Exercise aim. Using the listing below, please print exactly the lines from the one with "Rebuild this chart" through the one with "Chart.register(...registerables);". Leave out every picture.
+++
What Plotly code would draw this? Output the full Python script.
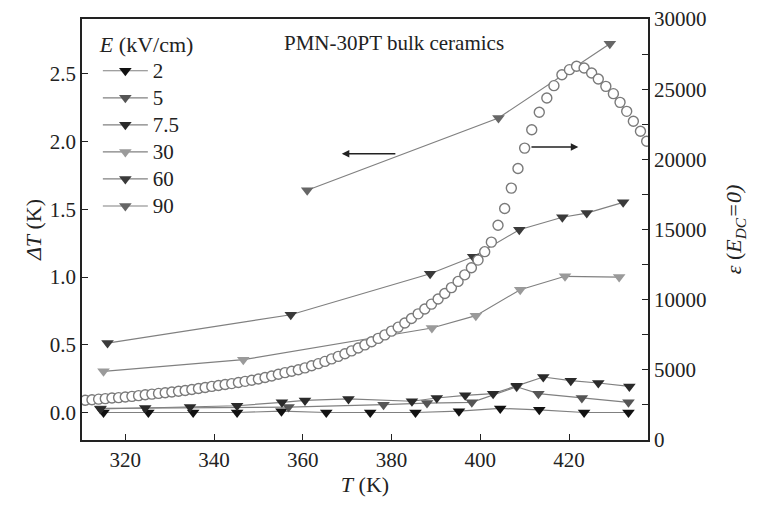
import plotly.graph_objects as go

# ---- data ----
T_2 = [315.1, 325.2, 335.3, 345.2, 355.2, 365.3, 375.2, 385.4, 395.2, 404.5, 413.3, 423.4, 433.4]
dT_2 = [0.00, 0.00, 0.00, 0.00, 0.01, 0.00, 0.00, 0.00, 0.01, 0.03, 0.02, 0.00, 0.00]

T_5 = [314.4, 356.8, 378.2, 388.0, 398.1, 408.2, 413.1, 422.9, 433.4]
dT_5 = [0.03, 0.04, 0.058, 0.07, 0.075, 0.19, 0.139, 0.107, 0.075]

T_75 = [314.4, 324.5, 334.6, 345.2, 355.3, 360.5, 370.3, 384.6, 390.2, 396.6, 402.9,
        408.2, 414.2, 420.4, 426.6, 433.6]
dT_75 = [0.026, 0.033, 0.04, 0.05, 0.075, 0.089, 0.10, 0.083, 0.107, 0.127, 0.139,
         0.198, 0.262, 0.235, 0.218, 0.193]

T_30 = [315.1, 346.6, 389.1, 399.0, 409.0, 419.1, 431.3]
dT_30 = [0.304, 0.39, 0.624, 0.715, 0.907, 1.006, 1.00]

T_60 = [316.0, 357.3, 388.7, 398.4, 408.8, 418.5, 424.0, 432.2]
dT_60 = [0.513, 0.722, 1.025, 1.15, 1.35, 1.442, 1.473, 1.552]

T_90 = [361.0, 404.1, 429.2]
dT_90 = [1.641, 2.175, 2.724]

T_eps = [311.0, 312.5, 314.0, 315.5, 317.0, 318.5, 320.0, 321.5, 323.0, 324.5,
         326.0, 327.5, 329.0, 330.5, 332.0, 333.5, 335.0, 336.5, 338.0, 339.5,
         341.0, 342.5, 344.0, 345.5, 347.0, 348.5, 350.0, 351.5, 353.0, 354.5,
         356.0, 357.5, 359.0, 360.5, 362.0, 363.5, 365.0, 366.5, 368.0, 369.5,
         371.0, 372.5, 374.0, 375.5, 377.0, 378.5, 380.0, 381.5, 383.0, 384.5,
         386.0, 387.5, 389.0, 390.5, 392.0, 393.5, 395.0, 396.5, 398.0, 399.5,
         401.0, 402.5, 404.0, 405.5, 407.0, 408.5, 410.0, 411.6, 413.3, 415.0,
         416.6, 418.4, 420.1, 421.7, 423.4, 425.1, 426.6, 428.3, 430.0, 431.5,
         433.0, 434.5, 436.1, 437.5]
eps = [2830, 2870, 2910, 2950, 2990, 3020, 3060, 3110, 3160, 3220,
       3270, 3320, 3370, 3420, 3470, 3530, 3600, 3670, 3740, 3820,
       3880, 3950, 4020, 4100, 4180, 4260, 4350, 4450, 4560, 4690,
       4800, 4900, 5010, 5140, 5290, 5440, 5600, 5780, 5960, 6150,
       6350, 6560, 6780, 7000, 7240, 7490, 7760, 8040, 8340, 8660,
       8990, 9330, 9680, 10050, 10440, 10860, 11300, 11770, 12270, 12820,
       13420, 14100, 15300, 16500, 17950, 19350, 20800, 22110, 23350, 24370,
       25250, 26030, 26390, 26630, 26510, 26150, 25720, 25200, 24680, 24060,
       23420, 22710, 22000, 21290]

x_ticks = [320, 340, 360, 380, 400, 420]
y_ticks = [0.0, 0.5, 1.0, 1.5, 2.0, 2.5]
y2_ticks = [0, 5000, 10000, 15000, 20000, 25000, 30000]

series = [
    ("2", T_2, dT_2, "#111111"),
    ("5", T_5, dT_5, "#555555"),
    ("7.5", T_75, dT_75, "#2a2a2a"),
    ("30", T_30, dT_30, "#9a9a9a"),
    ("60", T_60, dT_60, "#3a3a3a"),
    ("90", T_90, dT_90, "#666666"),
]

FONT = "Liberation Serif"
fig = go.Figure()
for name, xs, ys, col in series:
    fig.add_trace(go.Scatter(
        x=xs, y=ys, name='<span style="font-size:21px">' + name + '</span>', mode="lines+markers",
        line=dict(color="#808080", width=1.2),
        marker=dict(symbol="triangle-down", size=11, color=col, line=dict(width=0)),
    ))

fig.add_trace(go.Scatter(
    x=T_eps, y=eps, yaxis="y2", mode="markers", showlegend=False,
    marker=dict(symbol="circle", size=10, color="white", line=dict(color="#7a7a7a", width=1.4)),
))

fig.add_annotation(x=368.8, y=1.911, ax=381.2, ay=1.911, xref="x", yref="y", axref="x", ayref="y",
                   showarrow=True, arrowhead=2, arrowsize=1, arrowwidth=1.5, arrowcolor="#222", text="")
fig.add_annotation(x=422.1, y=20880, ax=411.2, ay=20880, xref="x", yref="y2", axref="x", ayref="y2",
                   showarrow=True, arrowhead=2, arrowsize=1, arrowwidth=1.5, arrowcolor="#222", text="")
fig.add_annotation(x=0.552, y=0.943, xref="paper", yref="paper", xanchor="center", yanchor="middle",
                   text="PMN-30PT bulk ceramics", showarrow=False, font=dict(family=FONT, size=21, color="#222"))

axis_common = dict(showline=True, linecolor="#222", linewidth=1.5, ticks="inside", ticklen=6,
                   tickwidth=1.2, tickcolor="#222", showgrid=False, zeroline=False,
                   ticklabeloverflow="allow",
                   tickfont=dict(family=FONT, size=21, color="#222"))

fig.update_layout(
    width=741, height=489,
    margin=dict(l=74, r=101, t=11, b=57, autoexpand=False),
    paper_bgcolor="white", plot_bgcolor="white",
    font=dict(family=FONT, size=20, color="#222"),
    xaxis=dict(range=[310.25, 437.8], tickvals=x_ticks, ticktext=[str(v) for v in x_ticks],
               mirror=True, automargin=False,
               title=dict(text="<i>T</i> (K)", standoff=9, font=dict(family=FONT, size=22)),
               **axis_common),
    yaxis=dict(range=[-0.203, 2.906], tickvals=y_ticks, ticktext=[f"{v:.1f}" for v in y_ticks],
               automargin=False,
               title=dict(text="<i>ΔT</i> (K)", standoff=2, font=dict(family=FONT, size=22)),
               **axis_common),
    yaxis2=dict(range=[0, 30000], overlaying="y", side="right", tickvals=y2_ticks,
                ticktext=[str(v) for v in y2_ticks], automargin=False,
                minor=dict(dtick=2500, ticks="inside", ticklen=6, tickwidth=1.2, tickcolor="#222"),
                title=dict(text="<i>ε</i> (<i>E</i><sub><i>DC</i></sub><i>=0)</i>", standoff=21,
                           font=dict(family=FONT, size=22)),
                **axis_common),
    legend=dict(x=0.028, y=0.989, xanchor="left", yanchor="top", bgcolor="rgba(0,0,0,0)",
                font=dict(family=FONT, size=18.5, color="#222"), itemwidth=45,
                title=dict(text="<i>E</i> (kV/cm)", font=dict(family=FONT, size=22)),
                tracegroupgap=0),
)

fig.write_html("out.html")
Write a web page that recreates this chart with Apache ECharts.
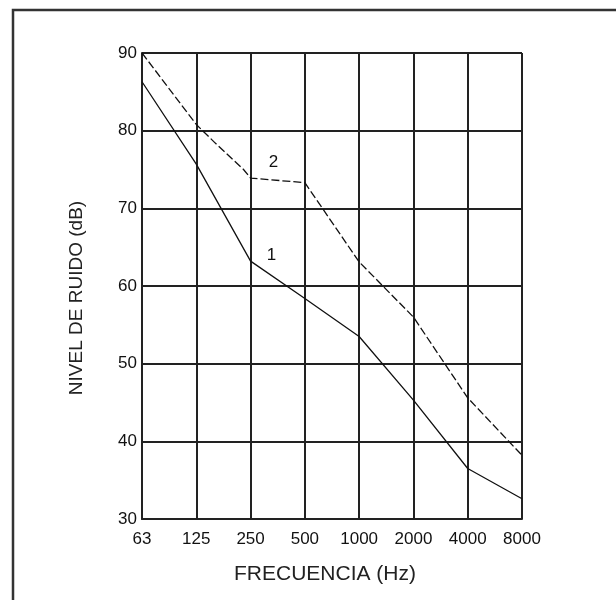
<!DOCTYPE html>
<html>
<head>
<meta charset="utf-8">
<script src="https://cdn.jsdelivr.net/npm/echarts@6/dist/echarts.min.js"></script>
<style>
  html, body { margin: 0; padding: 0; background: #fff; }
  #chart { width: 616px; height: 600px; }
</style>
</head>
<body>
<div id="chart"></div>
<script>
// Octave-band centre frequencies (Hz), one per vertical grid line
const freqLabels = ['63', '125', '250', '500', '1000', '2000', '4000', '8000'];

// Noise level (dB) per band position; x is the band index
const curve1 = [[0, 86.3], [1, 75.7], [2, 63.2], [3, 58.4], [4, 53.5], [5, 45.3], [6, 36.5], [7, 32.6]];
const curve2 = [[0, 90.0], [1, 80.8], [1.35, 78.4], [1.87, 75.0], [2, 73.9], [3, 73.3], [4, 63.1], [5, 56.0], [6, 45.6], [7, 38.2]];

// Level axis range and step
const levelMin = 30;
const levelMax = 90;
const levelStep = 10;

const ink = '#222';
const font = 'Arial, "Liberation Sans", sans-serif';

const chart = echarts.init(document.getElementById('chart'), null, { renderer: 'canvas' });

// Attach a curve number beside one chosen point
function withTag(data, idx, tag, offset) {
  return data.map((p, i) => i === idx
    ? { value: p, label: { show: true, formatter: tag, offset: offset, position: 'inside',
        color: '#111', fontSize: 17, fontFamily: font } }
    : { value: p });
}

const option = {
  backgroundColor: '#fff',
  animation: false,
  grid: { left: 142, top: 53, width: 380, height: 466, containLabel: false },
  xAxis: {
    type: 'value',
    min: 0,
    max: freqLabels.length - 1,
    interval: 1,
    axisLine: { show: true, lineStyle: { color: ink, width: 2 } },
    axisTick: { show: false },
    splitLine: { show: true, lineStyle: { color: ink, width: 2 } },
    axisLabel: {
      margin: 12,
      color: '#111',
      fontSize: 17,
      fontFamily: font,
      formatter: v => freqLabels[v]
    }
  },
  yAxis: {
    type: 'value',
    min: levelMin,
    max: levelMax,
    interval: levelStep,
    axisLine: { show: true, lineStyle: { color: ink, width: 2 } },
    axisTick: { show: false },
    splitLine: { show: true, lineStyle: { color: ink, width: 2 } },
    axisLabel: {
      margin: 5,
      color: '#111',
      fontSize: 17,
      fontFamily: font,
      padding: [0, 0, 10, 0]
    }
  },
  series: [
    {
      name: '1',
      type: 'line',
      data: withTag(curve1, 2, '1', [21, -6]),
      symbol: 'circle',
      symbolSize: 0,
      showSymbol: true,
      lineStyle: { color: '#111', width: 1.3, type: 'solid' },
      itemStyle: { color: '#111' },
      z: 5
    },
    {
      name: '2',
      type: 'line',
      data: withTag(curve2, 4, '2', [23, -16]),
      symbol: 'circle',
      symbolSize: 0,
      showSymbol: true,
      lineStyle: { color: '#111', width: 1.3, type: [8, 3] },
      itemStyle: { color: '#111' },
      z: 5
    }
  ],
  graphic: [
    {
      type: 'rect',
      shape: { x: 13, y: 10, width: 640, height: 640 },
      style: { fill: 'none', stroke: '#333', lineWidth: 2.5 },
      silent: true
    },
    {
      type: 'text',
      x: 325,
      y: 574,
      style: {
        text: 'FRECUENCIA (Hz)',
        font: '21px ' + font,
        fill: '#222',
        align: 'center',
        verticalAlign: 'middle'
      }
    },
    {
      type: 'text',
      x: 77,
      y: 298,
      rotation: Math.PI / 2,
      style: {
        text: 'NIVEL DE RUIDO (dB)',
        font: '19px ' + font,
        fill: '#222',
        align: 'center',
        verticalAlign: 'middle'
      }
    }
  ]
};

chart.setOption(option);
</script>
</body>
</html>
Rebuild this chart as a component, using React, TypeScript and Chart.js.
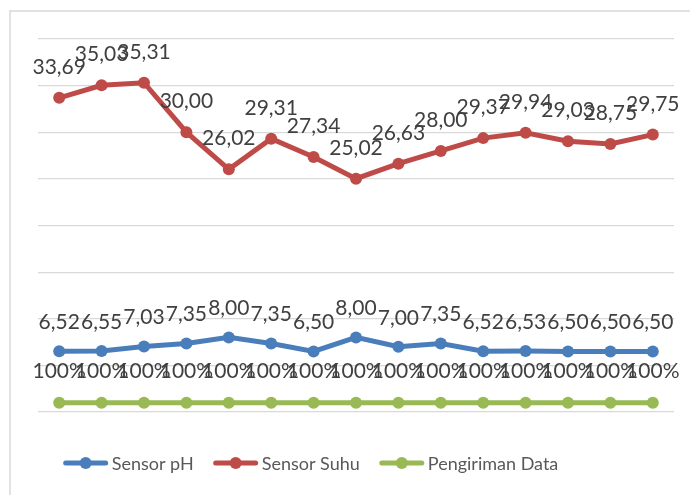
import React, { useEffect, useRef } from "react";
import { Chart, registerables } from "chart.js";

Chart.register(...registerables);

const categories = ["1", "2", "3", "4", "5", "6", "7", "8", "9", "10", "11", "12", "13", "14", "15"];
const sensorPH = [6.52, 6.55, 7.03, 7.35, 8.0, 7.35, 6.5, 8.0, 7.0, 7.35, 6.52, 6.53, 6.5, 6.5, 6.5];
const sensorSuhu = [33.69, 35.03, 35.31, 30.0, 26.02, 29.31, 27.34, 25.02, 26.63, 28.0, 29.37, 29.94, 29.03, 28.75, 29.75];
const pengirimanData = [1, 1, 1, 1, 1, 1, 1, 1, 1, 1, 1, 1, 1, 1, 1];
const seriesNames = ["Sensor pH", "Sensor Suhu", "Pengiriman Data"];
const yMin = 0;
const yMax = 40;
const yStep = 5;

const BLUE = "#4a7ebb";
const RED = "#be4b48";
const GREEN = "#98b954";
const FONT = "Lato, 'Noto Sans', sans-serif";

const fmtDec = (v: number) => v.toFixed(2).replace(".", ",");
const fmtPct = (v: number) => `${Math.round(v * 100)}%`;

const frameBg = {
  id: "frameBg",
  beforeDraw(chart: any) {
    const ctx = chart.ctx;
    ctx.save();
    ctx.fillStyle = "#ffffff";
    ctx.fillRect(0, 0, chart.width, chart.height);
    ctx.strokeStyle = "#d9d9d9";
    ctx.lineWidth = 1.5;
    ctx.strokeRect(10, 11, chart.width + 20, chart.height + 20);
    ctx.restore();
  },
};

const dataLabels = {
  id: "dataLabels",
  afterDatasetsDraw(chart: any) {
    const ctx = chart.ctx;
    ctx.save();
    ctx.font = `21px ${FONT}`;
    ctx.fillStyle = "#404040";
    ctx.textAlign = "center";
    ctx.textBaseline = "alphabetic";
    chart.data.datasets.forEach((ds: any, i: number) => {
      const meta = chart.getDatasetMeta(i);
      meta.data.forEach((pt: any, j: number) => {
        const v = ds.data[j];
        const txt = ds.labelFormat === "pct" ? fmtPct(v) : fmtDec(v);
        ctx.fillText(txt, pt.x, pt.y - ds.labelOffset);
      });
    });
    ctx.restore();
  },
};

const customLegend = {
  id: "customLegend",
  afterDraw(chart: any) {
    const ctx = chart.ctx;
    ctx.save();
    ctx.font = `18px ${FONT}`;
    const sample = 44;
    const gapText = 4;
    const gapItem = 20;
    const items = chart.data.datasets.map((ds: any) => ({
      label: ds.label,
      color: ds.borderColor,
      w: sample + gapText + ctx.measureText(ds.label).width,
    }));
    const total = items.reduce((s: number, it: any) => s + it.w, 0) + gapItem * (items.length - 1);
    let x = 311 - total / 2;
    const y = 463;
    items.forEach((it: any) => {
      ctx.strokeStyle = it.color;
      ctx.lineWidth = 5;
      ctx.lineCap = "round";
      ctx.beginPath();
      ctx.moveTo(x + 2, y);
      ctx.lineTo(x + sample - 2, y);
      ctx.stroke();
      ctx.fillStyle = it.color;
      ctx.beginPath();
      ctx.arc(x + sample / 2, y, 6, 0, Math.PI * 2);
      ctx.fill();
      ctx.fillStyle = "#595959";
      ctx.textBaseline = "middle";
      ctx.textAlign = "left";
      ctx.fillText(it.label, x + sample + gapText, y + 1);
      x += it.w + gapItem;
    });
    ctx.restore();
  },
};

export default function App() {
  const ref = useRef<HTMLCanvasElement | null>(null);
  useEffect(() => {
    if (!ref.current) return;
    const mk = (label: string, data: number[], color: string, labelFormat: string, labelOffset: number) => ({
      label,
      data,
      borderColor: color,
      backgroundColor: color,
      borderWidth: 5,
      pointRadius: 6,
      pointBorderWidth: 0,
      pointBackgroundColor: color,
      tension: 0,
      labelFormat,
      labelOffset,
    });
    const chart = new Chart(ref.current, {
      type: "line",
      data: {
        labels: categories,
        datasets: [
          mk(seriesNames[0], sensorPH, BLUE, "dec", 22),
          mk(seriesNames[1], sensorSuhu, RED, "dec", 24),
          mk(seriesNames[2], pengirimanData, GREEN, "pct", 25),
        ] as any,
      },
      options: {
        responsive: false,
        animation: false,
        devicePixelRatio: 1,
        layout: { padding: { left: 38, right: 16, top: 39, bottom: 83 } },
        plugins: { legend: { display: false }, tooltip: { enabled: false } },
        scales: {
          x: { display: false, offset: true },
          y: {
            display: true,
            min: yMin,
            max: yMax,
            ticks: { display: false, stepSize: yStep },
            grid: { color: "#d9d9d9", lineWidth: 1.2, drawTicks: false },
            border: { display: false },
          },
        },
      },
      plugins: [frameBg, dataLabels, customLegend],
    });
    return () => chart.destroy();
  }, []);
  return (
    <div style={{ position: "absolute", left: 0, top: 0, width: 690, height: 495 }}>
      <canvas ref={ref} width={690} height={495} style={{ width: 690, height: 495, display: "block" }} />
    </div>
  );
}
+++
Written answer.
Rebuild this chart as a component, using React, TypeScript and Chart.js.
import React, { useEffect, useRef } from "react";
import { Chart, registerables } from "chart.js";

Chart.register(...registerables);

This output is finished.